You want split times at specific points on the course β€” for example, at a spectator passage or a radio control. Checkpoint configuration is covered on its own dedicated page because it involves coordinating with mobile timing stations.

For details on setting up checkpoints for intermediate timing, see the dedicated Checkpoints page. The controls you set up here on your courses are referenced when configuring checkpoints β€” each checkpoint maps to one or more control codes.

Putting it together: setting up a forest orienteering event

You're organizing a local orienteering competition with four classes (H21, D16, H16, Open) and two courses (Long and Short). Here's how the pieces fit together:

  1. Create your classes β€” Add H21, D16, H16, and Open. Set H21 and H16 to start at 10:00, D16 at 10:30, and Open with no fixed start time. Drag them into the order you want for the start list.

  2. Import courses from your planning software β€” Export IOF XML 3.0 from OCAD or Purple Pen, then drag the file onto the classes/courses view. The import preview shows your Long and Short courses with all their controls.

  3. Assign courses to classes β€” Set H21 and D16 to the Long course, H16 and Open to the Short course.

  4. Add a checkpoint β€” You want a split time at the spectator control (control 18). Go to Checkpoints and set up a checkpoint referencing control code 18.

  5. Upload your map β€” Add the map image exported from your course planning software. If it has a world file, drag that on too and apply the transformation so the map aligns with the background.
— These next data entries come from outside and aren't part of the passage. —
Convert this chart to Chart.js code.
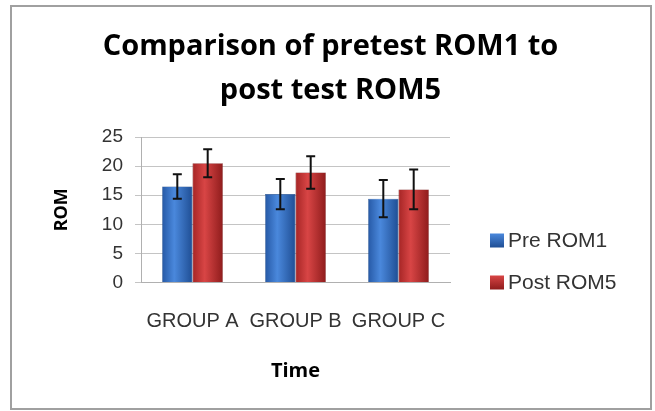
<!DOCTYPE html>
<html>
<head>
<meta charset="utf-8">
<script src="https://cdn.jsdelivr.net/npm/chart.js@4"></script>
<style>
  html, body { margin: 0; padding: 0; background: #ffffff; }
  #wrap { position: relative; width: 655px; height: 411px; }
</style>
</head>
<body>
<div id="wrap"><canvas id="c" width="655" height="411"></canvas></div>
<script>
// ---- data ----
const categories = ['GROUP A', 'GROUP B', 'GROUP C'];
const seriesNames = ['Pre ROM1', 'Post ROM5'];
const preROM1 = [16.5, 15.2, 14.4];
const postROM5 = [20.5, 18.9, 16.0];
const preError = [2.1, 2.6, 3.2];
const postError = [2.4, 2.8, 3.4];
const yMin = 0, yMax = 25, yStep = 5;
const chartTitle = ['Comparison of pretest ROM1 to', 'post test ROM5'];
const xTitle = 'Time';
const yTitle = 'ROM';

const errors = [preError, postError];
const baseColors = [
  ['#2659a6', '#4a88dc', '#1f4e94'],
  ['#a52525', '#d84545', '#8f1c1c']
];
const flatColors = ['#3f7bcf', '#c83a3a'];
const CAT_PCT = 0.59;

// bevel-like horizontal gradient, positioned from the x scale of the bar's category
function barFill(ctx) {
  const chart = ctx.chart;
  const xs = chart.scales && chart.scales.x;
  const di = ctx.datasetIndex;
  if (!xs || !chart.chartArea || ctx.dataIndex === undefined) return flatColors[di];
  const center = xs.getPixelForValue(ctx.dataIndex);
  const catW = xs.width / categories.length;
  const bw = catW * CAT_PCT / chart.data.datasets.length;
  const x0 = center - catW * CAT_PCT / 2 + di * bw;
  const x1 = x0 + bw;
  if (!isFinite(x0) || !isFinite(x1) || x1 <= x0) return flatColors[di];
  const g = chart.ctx.createLinearGradient(x0, 0, x1, 0);
  g.addColorStop(0, baseColors[di][0]);
  g.addColorStop(0.4, baseColors[di][1]);
  g.addColorStop(1, baseColors[di][2]);
  return g;
}

const framePlugin = {
  id: 'frame',
  beforeDraw(chart) {
    const c = chart.ctx;
    c.save();
    c.fillStyle = '#ffffff';
    c.fillRect(0, 0, chart.width, chart.height);
    c.strokeStyle = '#a0a0a0';
    c.lineWidth = 2;
    c.strokeRect(11, 6, 640, 403);
    c.restore();
  }
};

const errorBarPlugin = {
  id: 'errorBars',
  afterDatasetsDraw(chart) {
    const c = chart.ctx;
    const y = chart.scales.y;
    c.save();
    c.strokeStyle = '#111111';
    c.lineWidth = 2;
    chart.data.datasets.forEach((ds, di) => {
      const meta = chart.getDatasetMeta(di);
      meta.data.forEach((bar, i) => {
        const v = ds.data[i], e = errors[di][i];
        const yt = y.getPixelForValue(v + e);
        const yb = y.getPixelForValue(v - e);
        const x = bar.x;
        c.beginPath();
        c.moveTo(x, yt); c.lineTo(x, yb);
        c.moveTo(x - 4.5, yt); c.lineTo(x + 4.5, yt);
        c.moveTo(x - 4.5, yb); c.lineTo(x + 4.5, yb);
        c.stroke();
      });
    });
    c.restore();
  }
};

const legendPlugin = {
  id: 'sideLegend',
  afterDraw(chart) {
    const c = chart.ctx;
    const a = chart.chartArea;
    c.save();
    c.font = '21px "Liberation Sans", Arial, sans-serif';
    c.textBaseline = 'middle';
    c.textAlign = 'left';
    const ys = [a.bottom - 42, a.bottom];
    seriesNames.forEach((name, i) => {
      const bx = a.right + 40, by = ys[i] - 7;
      const g = c.createLinearGradient(bx, by, bx, by + 14);
      g.addColorStop(0, baseColors[i][1]);
      g.addColorStop(1, baseColors[i][2]);
      c.fillStyle = g;
      c.fillRect(bx, by, 14, 14);
      c.fillStyle = '#333333';
      c.fillText(name, bx + 18, ys[i] + 1);
    });
    c.restore();
  }
};

new Chart(document.getElementById('c'), {
  type: 'bar',
  data: {
    labels: categories,
    datasets: [
      { label: seriesNames[0], data: preROM1, backgroundColor: barFill, borderColor: '#1c4888', borderWidth: 0.6 },
      { label: seriesNames[1], data: postROM5, backgroundColor: barFill, borderColor: '#7a1818', borderWidth: 0.6 }
    ]
  },
  options: {
    responsive: false,
    animation: false,
    devicePixelRatio: 1,
    layout: { padding: { top: 8, left: 12, right: 6, bottom: 8 } },
    datasets: { bar: { categoryPercentage: CAT_PCT, barPercentage: 1.0 } },
    plugins: {
      legend: { display: false },
      tooltip: { enabled: false },
      title: {
        display: true,
        text: chartTitle,
        color: '#000000',
        font: { family: '"Open Sans", sans-serif', size: 29, weight: 'bold', lineHeight: 1.5 },
        padding: { top: 17, bottom: 25 }
      }
    },
    scales: {
      x: {
        grid: { display: false, drawTicks: false },
        border: { display: true, color: '#b0b0b0', width: 1 },
        ticks: { color: '#333333', font: { family: '"Liberation Sans", Arial, sans-serif', size: 20 }, padding: 27, maxRotation: 0 },
        title: { display: true, text: xTitle, color: '#000000', font: { family: '"Open Sans", sans-serif', size: 20, weight: 'bold' }, padding: { top: 0, bottom: 20 } },
        afterFit(s) { s.height = 120.5; }
      },
      y: {
        min: yMin, max: yMax,
        grid: { color: '#c4c4c4', lineWidth: 1, tickLength: 6, drawTicks: true },
        border: { display: true, color: '#b0b0b0', width: 1 },
        ticks: { stepSize: yStep, color: '#333333', font: { family: '"Liberation Sans", Arial, sans-serif', size: 19 }, padding: 12 },
        title: { display: true, text: yTitle, color: '#000000', font: { family: '"Open Sans", sans-serif', size: 18, weight: 'bold' }, padding: { top: 39, bottom: 0 } },
        afterFit(s) { s.width = 129; }
      },
      y2: {
        position: 'right',
        display: true,
        grid: { display: false, drawTicks: false },
        border: { display: false },
        ticks: { display: false },
        afterFit(s) { s.width = 199; }
      }
    }
  },
  plugins: [framePlugin, errorBarPlugin, legendPlugin]
});
</script>
</body>
</html>
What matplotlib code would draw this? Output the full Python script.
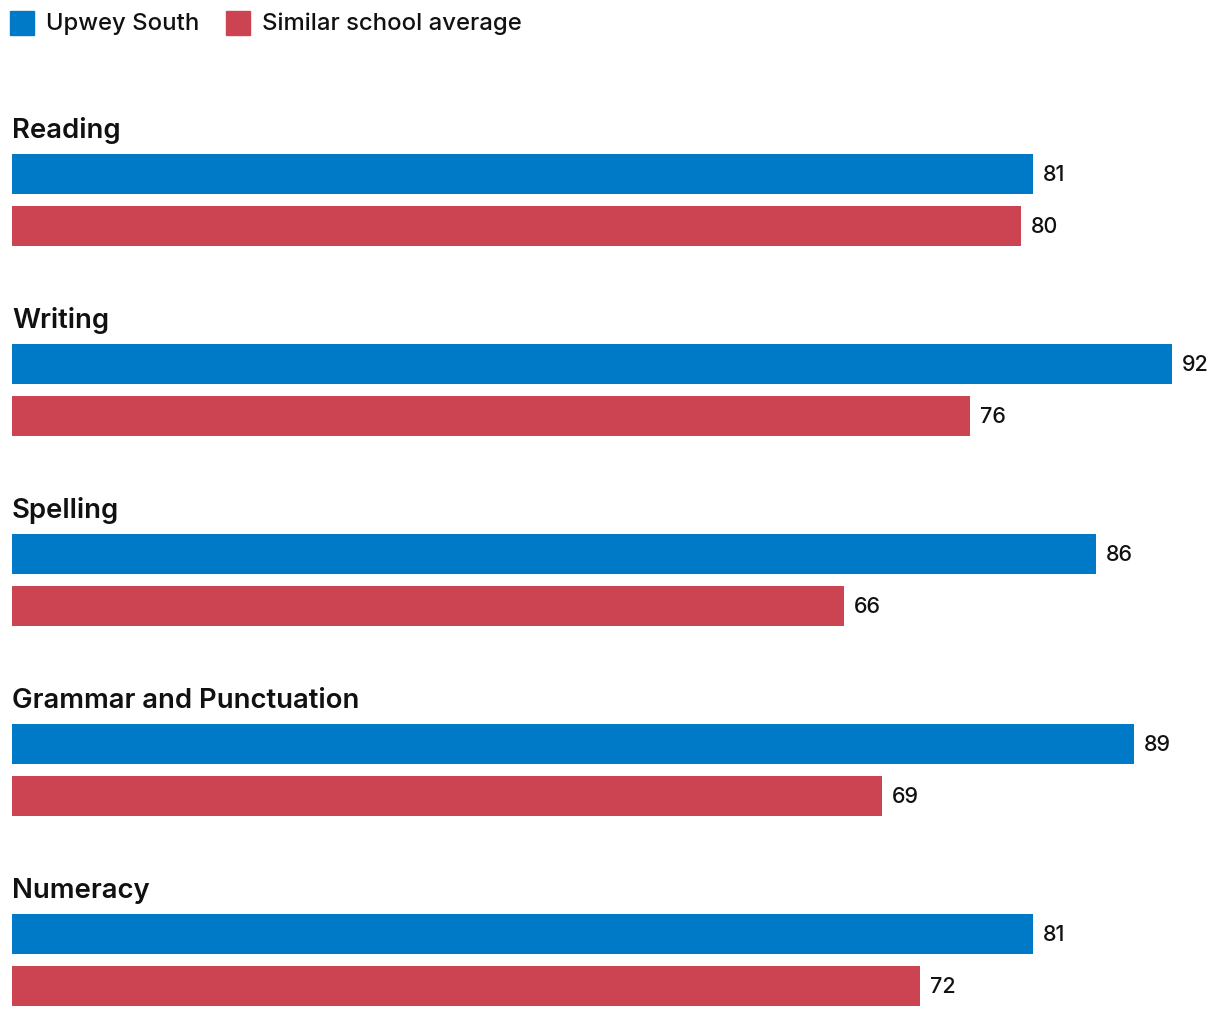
import matplotlib
matplotlib.use("Agg")
import matplotlib.pyplot as plt
from matplotlib.patches import Rectangle

categories = ["Reading", "Writing", "Spelling", "Grammar and Punctuation", "Numeracy"]
upwey_south = [81, 92, 86, 89, 81]
similar_avg = [80, 76, 66, 69, 72]
series_names = ["Upwey South", "Similar school average"]
colors = ["#007AC7", "#CC4452"]

plt.rcParams['font.family'] = ['Inter', 'DejaVu Sans']

W, H = 1220, 1018
fig = plt.figure(figsize=(W / 100, H / 100), dpi=100)
# axes: x from 12px to 1172px for 0..92, y in pixel units top-down
ax = fig.add_axes([12 / W, 0, 1160 / W, 1])
ax.set_xlim(0, max(upwey_south + similar_avg))
ax.set_ylim(H, 0)
ax.axis('off')

group_step = 190
first_blue = 174
bar_h = 40
gap = 52

def value_label(x, y, v):
    ax.annotate(f"{v}", xy=(x, y), xytext=(7, 0), textcoords='offset points',
                va='center', ha='left', fontsize=15.5, fontweight='medium',
                color='#111111', annotation_clip=False)

for i, cat in enumerate(categories):
    yb = first_blue + i * group_step
    yr = yb + gap
    ax.barh(yb, upwey_south[i], height=bar_h, color=colors[0], left=0)
    ax.barh(yr, similar_avg[i], height=bar_h, color=colors[1], left=0)
    value_label(upwey_south[i], yb + 1, upwey_south[i])
    value_label(similar_avg[i], yr + 1, similar_avg[i])
    ax.text(0, yb - 36, cat, va='baseline', ha='left', fontsize=19.8,
            fontweight='semibold', color='#111111', clip_on=False)

# legend
fig.patches.append(Rectangle((10 / W, 1 - 35 / H), 24 / W, 24 / H,
                             transform=fig.transFigure, color=colors[0]))
fig.text(46 / W, 1 - 30 / H, series_names[0], fontsize=17.2, fontweight='medium',
         va='baseline', ha='left', color='#111111')
fig.patches.append(Rectangle((226 / W, 1 - 35 / H), 24 / W, 24 / H,
                             transform=fig.transFigure, color=colors[1]))
fig.text(262 / W, 1 - 30 / H, series_names[1], fontsize=17.2, fontweight='medium',
         va='baseline', ha='left', color='#111111')

fig.savefig("out.png", dpi=100)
  6. Open registration β€” The registration form now shows your four classes in the order you arranged them. Participants select their class when registering, and the system knows which course they'll run.

On event day, the controls you configured here drive the entire timing workflow β€” punches are validated against your control sequences, split times appear at your checkpoints, and results are grouped by the classes you defined.